石丸:4週にわたって、人生で大切にしている“もの”、“こと”についてお伺いしてきましたが、 最終週は“時を重ねながら、長く大切にしていきたいこと”についてお聞きします。
それは、何でしょうか?
松之丞:「ランニング」です。
石丸:いつ頃からやってらっしゃるんですか?
松之丞:高校時代からです。
科学的にも頭の回転が速くなったり健康に良いというのはよく言われますけど、
一日一回、朝か夜に、梅雨の時期は雨の合間を縫って、長い時には1時間くらい走っています。終わったあとに爽快感があるんです。
昔はカミさんとデートで走ったりしました。
石丸:それは粋ですね。
松之丞:うちのカミさんもスポーツが好きなんです。
皇居の近くにランニングする人専門のお風呂屋さんがあって、そこに着替えを置いて鍵だけを持った状態で走るんですが、走り終わってそのままお風呂に入るのも気持ちいいんですよ。
冬の時期ならその後に鍋を食べに行ったり、さらに贅沢するとマッサージに行ったり……。本当にそれが至福でした。
石丸:良いですね。
松之丞:当時は結婚する前だったので、今度一緒に住むにあたってどこに住もうかとか話をしながら走っていました。
走ってるときはネガティブな話題はしないですね。自然と身体の機嫌が良くなってくるので、自分自身もネガティブからポジティブに変わってきます。

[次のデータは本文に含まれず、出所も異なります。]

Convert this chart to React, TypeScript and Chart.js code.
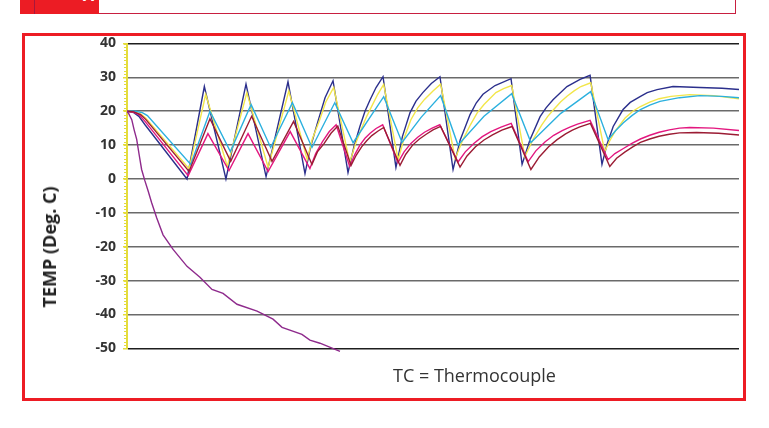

走った後に風呂に入ったりすることで精神も肉体もリラックス出来るというのがランニングだなと感じます。
石丸:リラックスのためのランニングなんですね。走り慣れてない人は走ることが苦しいと感じてしまいますが、それを越えているんですね。
松之丞:もちろん、走っていて多少苦しいときもあるんですけど、その後のことを想像すると、その快楽たるや、やはり凄いですね。
本当にみんなにお勧めできることですし、楽しいです。
カミさんはスポーツが得意とは言いつつも女性なので、ちょっと走るのが遅かったりします。
その時にこちらがスピードを合わせたりすると、より絆も深まります。
石丸:一緒に走るというのはすごく素敵なことですね。
松之丞:そうですね。僕は無宗教なんですけど、新婚旅行でスペイン行ったときに(キリスト教の聖地を目指して歩く「サンティアゴ・デ・コンポステーラの巡礼路」)1日30km近く歩いたことがあります。
全部歩くと800km以上あるので、200km地点くらいから歩いたんですけど、最後は膝を壊しまして、それは大ゲンカになりましたね(笑)。
最後はタクシーで行きましたけど、そういうのも全部良い思い出です。